A pair of historic, handcrafted silver Torah bells has been at the center of an acrimonious, seven-year-long legal dispute between two venerable Jewish religious institutions over ownership of the Touro Synagogue in Newport, R.I., the country’s oldest synagogue.
On March 18, that dispute ended when the US Supreme Court declined to hear an appeal by Newport’s Congregation Jeshuat Israel to review a previous court decision that granted ownership of the Touro and its contents to New York City’s Congregation Shearith Israel. Founded in 1654, Shearith Israel is the country’s oldest Jewish congregation.
Leaders of the two congregations say they are ready to find a path forward to repair the rocky relations and resolve a host of thorny issues that would allow the Newport congregation to continue to worship as a tenant in the Touro Synagogue. Dedicated in 1763, the synagogue was designated a national historic site in 1946 and attracts tens of thousands of visitors each year.
While disappointed with the outcome, Jeshuat Israel’s leaders are eager to look to the congregation’s future.

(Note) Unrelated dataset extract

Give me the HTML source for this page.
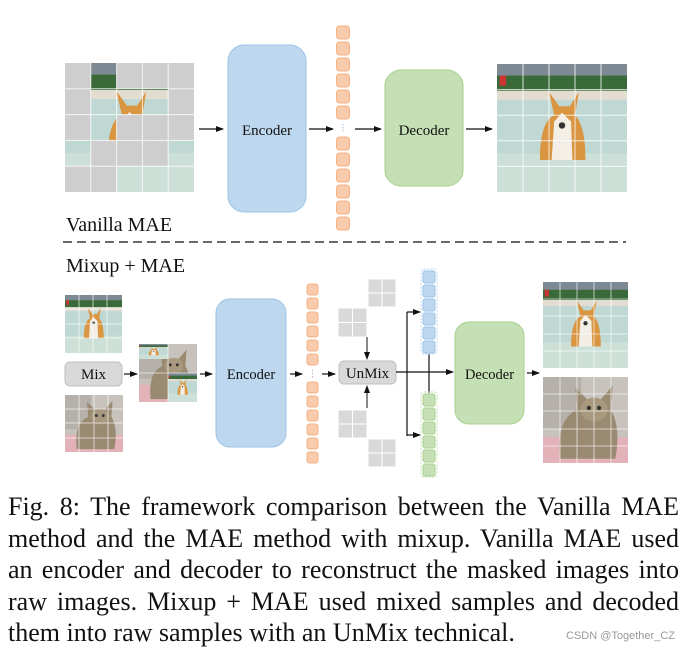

“We have communicated with Shearith Israel and we are eager to put the litigation behind us and move forward, to work for our shared goal to ensure that Touro continues to have a local Orthodox congregation, now and in the future,” said Louise Ellen Teitz, co-president of Jeshuat Israel.
In a phone conversation, Teitz, a law professor at Roger Williams University who grew up attending Jeshuat Israel, said the religious community has worshipped at Touro for over 120 years.
A representative of the Manhattan synogogue echoed the open-minded sentiment.
“I’m pleased to say that the parties are talking,” said Louis Solomon, an attorney and partner at Reed Smith in New York, and the board chairman of Shearith Israel.
But the question remains: What will become of the silver Torah Rimonim, now clearly the legal property of Shearith Israel, which are valued at $7.4 million?
Since 2010, the exquisite silver Rimonim adorned by small gold bells, designed by Myer Myers, a Jewish silversmith in Colonial New York, have been on loan to the Museum of Fine Arts in Boston. The intricately detailed bells are crafted to sit on the top of the Torah scroll rollers.
Myers was the first American-born Jewish silversmith, and was formally trained in the American apprentice system. A slightly older contemporary of Paul Revere, Myers also was a leader of Shearith Israel.
The MFA had offered to purchase the Rimonim from Jeshuat Israel, but withdrew that offer when Shearith Israel initiated a lawsuit in 2012 to prevent the sale. The Newport congregation had hoped to use the money to secure its financial future and maintain a rabbi.
In an email, Solomon revealed that he’s asked two congregants at the New York shul to consider what should be done with the Rimonim.
One plan for as early as this summer is to mount an exhibit of all of the Myer Myers Rimonim that are associated with Shearith Israel and the Touro Synagogue. In addition to the pair at the MFA, there’s another pair in the Touro Synagogue and two pairs at Shearith Israel.
“We are planning on reuniting the Myer Myers Rimonim as part of Shearith Israel’s celebration of 365 years of Jews in America” that is taking place now, Solomon wrote in an email.
Solomon thinks joint programming that emphasizes the shared past of both congregations and the Touro Synagogue is the best way forward.
Acknowledging that the Rimonim are owned by Shearith Israel, Teitz said her congregation “looks forward to joint programs that reflect the shared history they have.”
After Newport’s Jews fled the town during the Revolutionary War, Shearith Israel became trustee of the Touro Synagogue and held its Torah scrolls and Rimonim in New York for safekeeping. Decades later, as Jews returned to Newport, the religious items were returned. The Newport Jewish congregation, rechartered in 1894 as Jeshuat Israel, and resumed worship in the Touro Synagogue, but Shearith Israel retained the rights to the building and its contents, including the Rimonim.
For now, the Myers Rimonim continue to be on view at the Museum of Fine Arts. They are “masterworks of American silver and Judaica,” according to Marietta Cambareri, the MFA’s Jetskalina H. Philips Curator of Judaica.
“Their presence has … allowed the Museum to tell an inclusive story about the history of Judaism in Colonial America,” Cambareri wrote in a comment provided by the MFA.
The question of where the Rimonim will end up is not without its problems, according to Jonathan
Sarna, professor of American Jewish History at Brandeis University, who has followed this case closely.
Insuring the valuable Rimonim is costly. “It’s a huge responsibility,” Sarna told the Journal.
“I like the fact that at the Museum of Fine Arts, non-Jews see them,” Sarna said, but the Rimonim’s future is part of the discussions going forward, he acknowledged.
With the legal dispute behind them, Sarna is hopeful that reasonable heads will prevail at the two synagogues.
“My own hope is that they can now sit down and figure out what is really important,” Sarna said, regarding how to keep the synagogue in Newport financially viable and maintained as a religious institution.